Omit all images. Transcribe the rest of the material below exactly.

+ + + + +

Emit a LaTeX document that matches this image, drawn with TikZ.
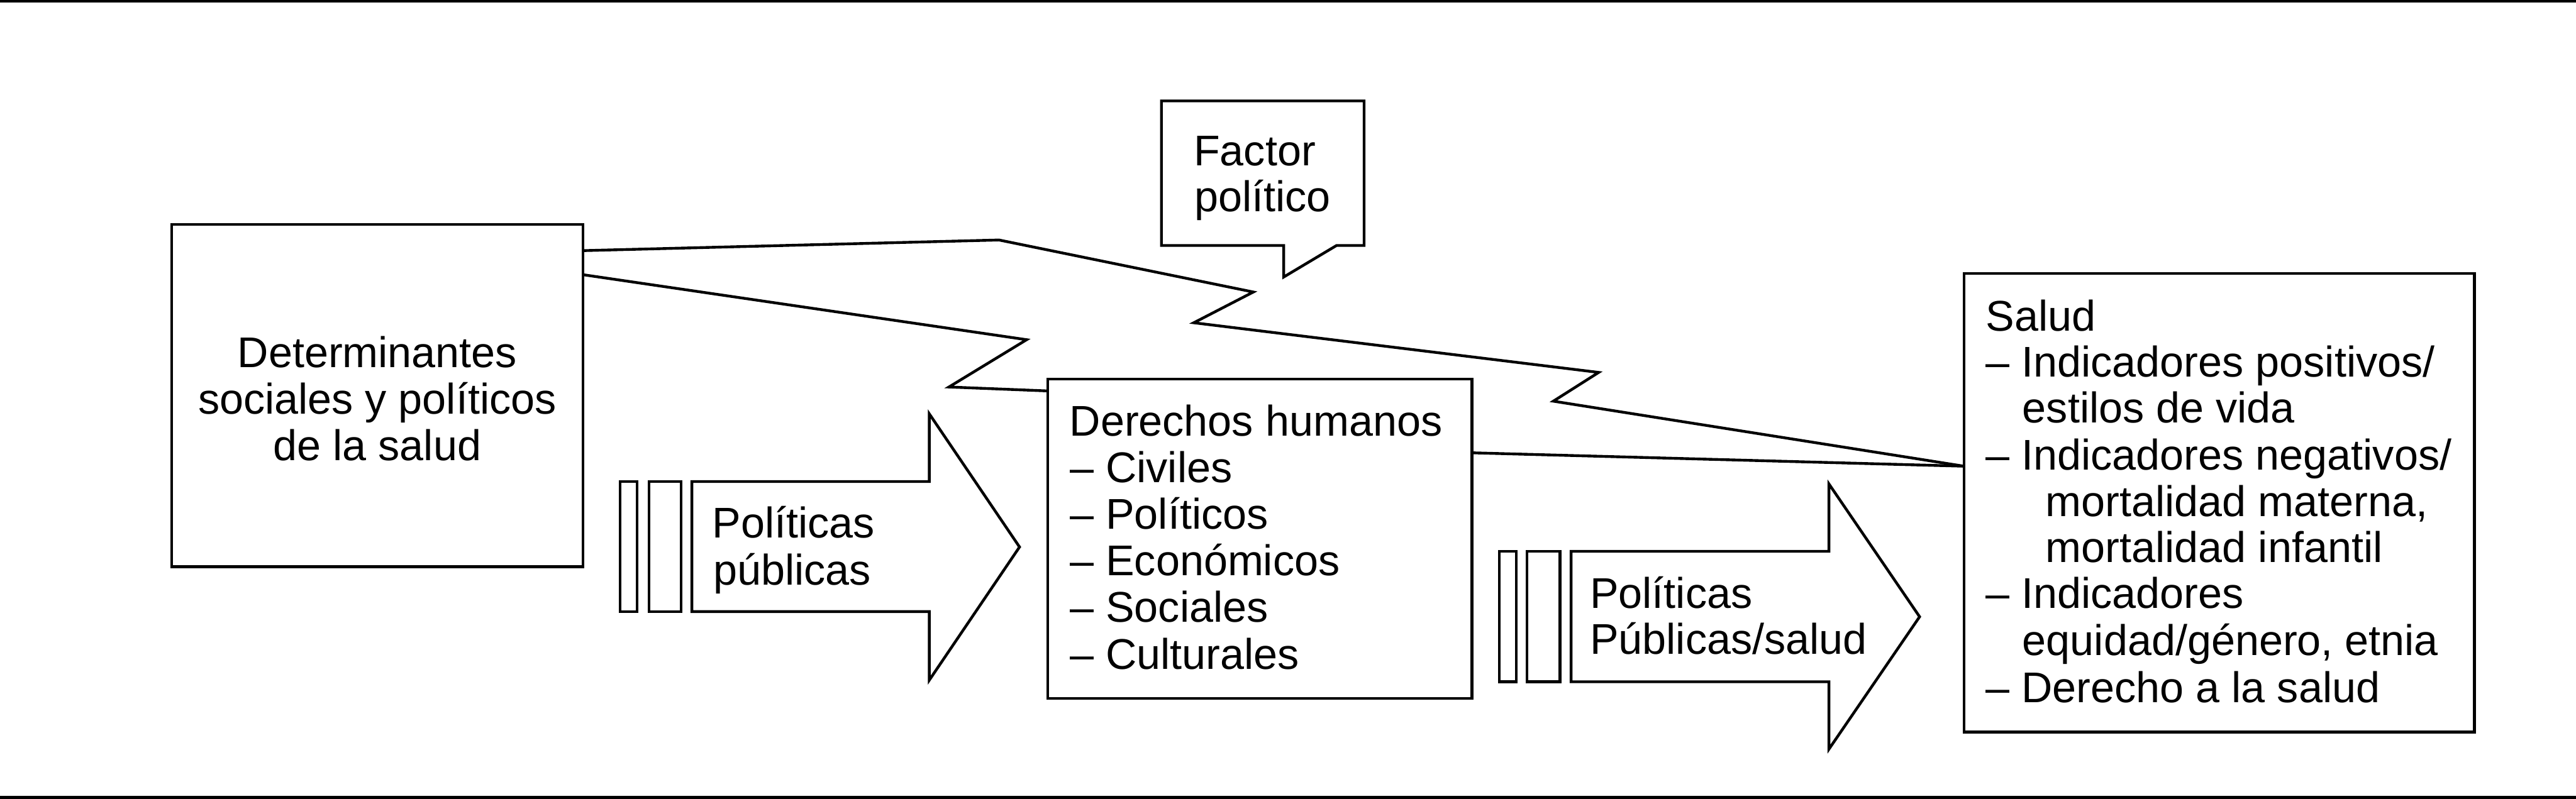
\documentclass[tikz,border=0pt]{standalone}
\usepackage{fontspec}
\setmainfont{Liberation Sans}
\begin{document}
\begin{tikzpicture}[x=0.01cm,y=-0.01cm,line width=0.07cm,line join=miter,
  box/.style={draw,inner sep=0pt,outer sep=0pt,line width=0.07cm},
  lbl/.style={anchor=base west,inner sep=0pt,outer sep=0pt,font=\fontsize{31pt}{33.5pt}\selectfont},
  clbl/.style={lbl,anchor=base},
  conn/.style={draw,line width=0.07cm,line join=miter}]
\useasboundingbox (0,0) rectangle (6534,2027);
% rules
\draw (0,3.5) -- (6534,3.5);
\draw (0,2023.5) -- (6534,2023.5);
% boxes
\node[box,minimum width=10.42cm,minimum height=8.68cm] (det) at (957,1004) {};
\node[box,minimum width=10.75cm,minimum height=8.10cm] (der) at (3195.5,1367) {};
\node[box,minimum width=12.94cm,minimum height=11.63cm] (sal) at (5629,1275.5) {};
% callout
\coordinate (fa) at (2946,256);
\coordinate (fb) at (3460,623);
\draw (fa) -- (fa -| fb) -- (fb) -- (3390,623) -- (3256,703) -- (3256,623) -- (fa |- fb) -- cycle;
% connectors
\draw[conn] (det.east |- 0,636) -- (2534,609) -- (3179,741) -- (3028,819) -- (4055,945) -- (3940,1018) -- (sal.west |- 0,1183);
\draw[conn] (det.east |- 0,697) -- (2604,862) -- (2407,982) -- (der.west |- 0,992);
\draw[conn] (der.east |- 0,1149) -- (sal.west |- 0,1183);
% arrow 1
\draw (1573,1222) rectangle (1616,1552);
\draw (1646,1222) rectangle (1728,1552);
\draw (1755,1222) -- (2357,1222) -- (2357,1050) -- (2586,1388) -- (2357,1726) -- (2357,1552) -- (1755,1552) -- cycle;
% arrow 2
\draw (3803,1399) rectangle (3846,1730);
\draw (3873,1399) rectangle (3957,1730);
\draw (3985,1399) -- (4639,1399) -- (4639,1228) -- (4869,1565) -- (4639,1901) -- (4639,1730) -- (3985,1730) -- cycle;
% texts: determinantes
\node[clbl] (t1) at (957,933) {Determinantes};
\node[clbl] (t2) at (957,1050) {sociales y políticos};
\node[clbl] (t3) at (957,1169) {de la salud};
% factor
\node[lbl] (f1) at (3028,420) {Factor};
\node[lbl] (f2) at (3030,536) {político};
% arrow texts
\node[lbl] (p1) at (1807,1365) {Políticas};
\node[lbl] (p2) at (1809,1484) {públicas};
\node[lbl] (q1) at (4033,1543) {Políticas};
\node[lbl] (q2) at (4033,1660) {Públicas/salud};
% derechos
\node[lbl] (d0) at (2713,1107) {Derechos humanos};
\node[lbl] (d1) at (2714,1224) {– Civiles};
\node[lbl] (d2) at (2714,1342) {– Políticos};
\node[lbl] (d3) at (2714,1460) {– Económicos};
\node[lbl] (d4) at (2714,1579) {– Sociales};
\node[lbl] (d5) at (2714,1698) {– Culturales};
% salud
\node[lbl] (s0) at (5037,840) {Salud};
\node[lbl] (s1) at (5037,957) {– Indicadores positivos/};
\node[lbl] (s2) at (5130,1073) {estilos de vida};
\node[lbl] (s3) at (5037,1192) {– Indicadores negativos/};
\node[lbl] (s4) at (5189,1310) {mortalidad materna,};
\node[lbl] (s5) at (5189,1427) {mortalidad infantil};
\node[lbl] (s6) at (5037,1543) {– Indicadores};
\node[lbl] (s7) at (5130,1663) {equidad/género, etnia};
\node[lbl] (s8) at (5037,1782) {– Derecho a la salud};
\end{tikzpicture}
\end{document}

+ + + + +

_REPLY_
Emit a LaTeX document that matches this image, drawn with TikZ.
\documentclass[tikz,border=0pt]{standalone}
\usepackage{fontspec}
\setmainfont{Liberation Sans}
\begin{document}
\begin{tikzpicture}[x=0.01cm,y=-0.01cm,line width=0.07cm,line join=miter,
  box/.style={draw,inner sep=0pt,outer sep=0pt,line width=0.07cm},
  lbl/.style={anchor=base west,inner sep=0pt,outer sep=0pt,font=\fontsize{31pt}{33.5pt}\selectfont},
  clbl/.style={lbl,anchor=base},
  conn/.style={draw,line width=0.07cm,line join=miter}]
\useasboundingbox (0,0) rectangle (6534,2027);
% rules
\draw (0,3.5) -- (6534,3.5);
\draw (0,2023.5) -- (6534,2023.5);
% boxes
\node[box,minimum width=10.42cm,minimum height=8.68cm] (det) at (957,1004) {};
\node[box,minimum width=10.75cm,minimum height=8.10cm] (der) at (3195.5,1367) {};
\node[box,minimum width=12.94cm,minimum height=11.63cm] (sal) at (5629,1275.5) {};
% callout
\coordinate (fa) at (2946,256);
\coordinate (fb) at (3460,623);
\draw (fa) -- (fa -| fb) -- (fb) -- (3390,623) -- (3256,703) -- (3256,623) -- (fa |- fb) -- cycle;
% connectors
\draw[conn] (det.east |- 0,636) -- (2534,609) -- (3179,741) -- (3028,819) -- (4055,945) -- (3940,1018) -- (sal.west |- 0,1183);
\draw[conn] (det.east |- 0,697) -- (2604,862) -- (2407,982) -- (der.west |- 0,992);
\draw[conn] (der.east |- 0,1149) -- (sal.west |- 0,1183);
% arrow 1
\draw (1573,1222) rectangle (1616,1552);
\draw (1646,1222) rectangle (1728,1552);
\draw (1755,1222) -- (2357,1222) -- (2357,1050) -- (2586,1388) -- (2357,1726) -- (2357,1552) -- (1755,1552) -- cycle;
% arrow 2
\draw (3803,1399) rectangle (3846,1730);
\draw (3873,1399) rectangle (3957,1730);
\draw (3985,1399) -- (4639,1399) -- (4639,1228) -- (4869,1565) -- (4639,1901) -- (4639,1730) -- (3985,1730) -- cycle;
% texts: determinantes
\node[clbl] (t1) at (957,933) {Determinantes};
\node[clbl] (t2) at (957,1050) {sociales y políticos};
\node[clbl] (t3) at (957,1169) {de la salud};
% factor
\node[lbl] (f1) at (3028,420) {Factor};
\node[lbl] (f2) at (3030,536) {político};
% arrow texts
\node[lbl] (p1) at (1807,1365) {Políticas};
\node[lbl] (p2) at (1809,1484) {públicas};
\node[lbl] (q1) at (4033,1543) {Políticas};
\node[lbl] (q2) at (4033,1660) {Públicas/salud};
% derechos
\node[lbl] (d0) at (2713,1107) {Derechos humanos};
\node[lbl] (d1) at (2714,1224) {– Civiles};
\node[lbl] (d2) at (2714,1342) {– Políticos};
\node[lbl] (d3) at (2714,1460) {– Económicos};
\node[lbl] (d4) at (2714,1579) {– Sociales};
\node[lbl] (d5) at (2714,1698) {– Culturales};
% salud
\node[lbl] (s0) at (5037,840) {Salud};
\node[lbl] (s1) at (5037,957) {– Indicadores positivos/};
\node[lbl] (s2) at (5130,1073) {estilos de vida};
\node[lbl] (s3) at (5037,1192) {– Indicadores negativos/};
\node[lbl] (s4) at (5189,1310) {mortalidad materna,};
\node[lbl] (s5) at (5189,1427) {mortalidad infantil};
\node[lbl] (s6) at (5037,1543) {– Indicadores};
\node[lbl] (s7) at (5130,1663) {equidad/género, etnia};
\node[lbl] (s8) at (5037,1782) {– Derecho a la salud};
\end{tikzpicture}
\end{document}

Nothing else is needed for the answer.